## DATA SEGMENT

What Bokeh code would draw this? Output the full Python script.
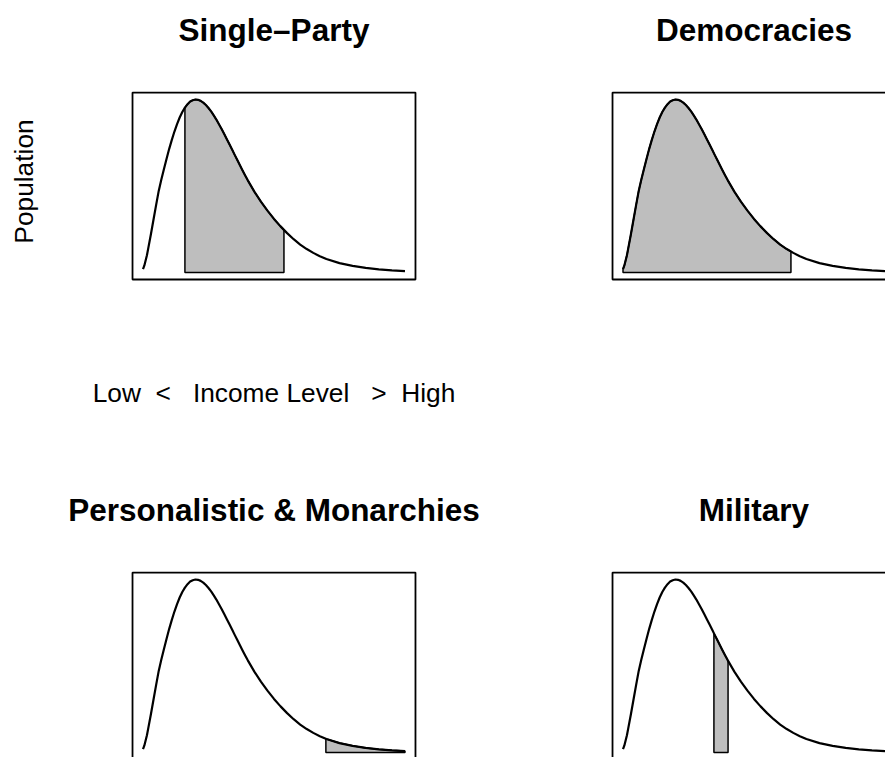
import numpy as np
from bokeh.plotting import figure
from bokeh.models import Range1d
from bokeh.layouts import column, row
from bokeh.core.properties import value
from bokeh.embed import file_html
from bokeh.resources import INLINE

# ---- data (income level 0..10, density relative to the peak) ----
income_level = [0.00, 0.05, 0.10, 0.15, 0.20, 0.30, 0.40, 0.50, 0.60, 0.70,
                0.80, 0.90, 1.00, 1.10, 1.20, 1.30, 1.40, 1.50, 1.60, 1.70,
                1.80, 1.90, 2.00, 2.10, 2.20, 2.30, 2.40, 2.50, 2.60, 2.70,
                2.80, 2.90, 3.00, 3.10, 3.20, 3.30, 3.40, 3.50, 3.60, 3.70,
                3.80, 3.90, 4.00, 4.25, 4.50, 4.75, 5.00, 5.25, 5.50, 5.75,
                6.00, 6.25, 6.50, 6.75, 7.00, 7.50, 8.00, 8.50, 9.00, 9.50, 10.0]
population_density = [0.020, 0.040, 0.070, 0.100, 0.140, 0.220, 0.305, 0.390, 0.472, 0.538,
                      0.599, 0.658, 0.715, 0.767, 0.815, 0.858, 0.896, 0.928, 0.953, 0.973,
                      0.988, 0.996, 1.000, 0.998, 0.992, 0.982, 0.968, 0.951, 0.931, 0.908,
                      0.884, 0.857, 0.830, 0.801, 0.771, 0.741, 0.711, 0.680, 0.650, 0.620,
                      0.590, 0.561, 0.533, 0.468, 0.410, 0.358, 0.310, 0.267, 0.228, 0.193,
                      0.162, 0.136, 0.114, 0.095, 0.079, 0.055, 0.039, 0.027, 0.019, 0.013, 0.009]
regimes = ["Single\u2013Party", "Democracies", "Personalistic & Monarchies", "Military"]
shade_low = [1.60, 0.00, 6.98, 3.47]
shade_high = [5.38, 6.41, 10.0, 4.01]
x_label = "Low\u00a0\u00a0<\u00a0\u00a0\u00a0Income Level\u00a0\u00a0\u00a0>\u00a0\u00a0High"
y_label = "Population"

# ---- layout (window pixels) ----
PX_X = 26.2      # pixels per income unit
PX_Y = 173.1     # pixels per density unit
X0 = 142.5       # from panel origin to income 0
Y0 = 272.1       # from panel origin to density 0
TITLE_BASE = 29.0
XLAB_BASE = 392.0
YLAB_BASE = 23.7
YLAB_CENTER = 181.0
FONT = value("Liberation Sans")

X = np.array(income_level)
Y = np.array(population_density)
xmin, xmax = X.min(), X.max()
ymin, ymax = 0.0, Y.max()
padx = 0.04 * (xmax - xmin)
pady = 0.04 * (ymax - ymin)
xmid = 0.5 * (xmin + xmax)

# (panel origin x, origin y, fig x0, x1, y0, y1) in window px
panels = [
    (0, 0, 0, 480, 0, 480),
    (480, 0, 480, 885, 0, 480),
    (0, 480, 0, 480, 480, 757),
    (480, 480, 480, 885, 480, 757),
]

figs = []
for i, (ox, oy, fx0, fx1, fy0, fy1) in enumerate(panels):
    xr = Range1d((fx0 - ox - X0) / PX_X, (fx1 - ox - X0) / PX_X)
    yr = Range1d((oy + Y0 - fy1) / PX_Y, (oy + Y0 - fy0) / PX_Y)
    p = figure(width=fx1 - fx0, height=fy1 - fy0, x_range=xr, y_range=yr,
               x_axis_location=None, y_axis_location=None,
               output_backend="svg", toolbar_location=None, min_border=0)
    p.grid.visible = False
    p.outline_line_color = None
    p.background_fill_color = "white"
    p.border_fill_color = "white"

    # shaded region
    lo, hi = shade_low[i], shade_high[i]
    inner = X[(X > lo) & (X < hi)]
    xs = np.concatenate([[lo], inner, [hi]])
    ys = np.interp(xs, X, Y)
    px = np.concatenate([[lo], xs, [hi]])
    py = np.concatenate([[0.0], ys, [0.0]])
    p.patch(px, py, fill_color="#BEBEBE", line_color="black", line_width=1.5)

    # density curve
    p.line(X, Y, line_color="black", line_width=2.2, line_join="round")

    # box
    p.quad(left=[xmin - padx], right=[xmax + padx], bottom=[ymin - pady], top=[ymax + pady],
           fill_color=None, line_color="black", line_width=1.8)

    # title
    p.text(x=[xmid], y=[(Y0 - TITLE_BASE) / PX_Y], text=[regimes[i]], text_font=FONT,
           text_font_style="bold", text_font_size="31.5px", text_align="center",
           text_baseline="alphabetic", text_color="black")

    if i == 0:
        p.text(x=[xmid], y=[(Y0 - XLAB_BASE) / PX_Y], text=[x_label], text_font=FONT,
               text_font_size="26.3px", text_align="center", text_baseline="alphabetic",
               text_color="black")
        p.text(x=[(YLAB_BASE - X0) / PX_X], y=[(Y0 - YLAB_CENTER) / PX_Y], text=[y_label],
               text_font=FONT, text_font_size="26.3px", text_align="center",
               text_baseline="alphabetic", angle=np.pi / 2, text_color="black")
    figs.append(p)

layout = column(row(figs[0], figs[1], spacing=0), row(figs[2], figs[3], spacing=0), spacing=0)
open("out.html", "w").write(file_html(layout, INLINE))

## THE REQUEST
Starting at the top of the listing above, reproduce each line up to and including the one with "from bokeh.resources import INLINE"; omit the pictures.

## SOLUTION BELOW
What Bokeh code would draw this? Output the full Python script.
import numpy as np
from bokeh.plotting import figure
from bokeh.models import Range1d
from bokeh.layouts import column, row
from bokeh.core.properties import value
from bokeh.embed import file_html
from bokeh.resources import INLINE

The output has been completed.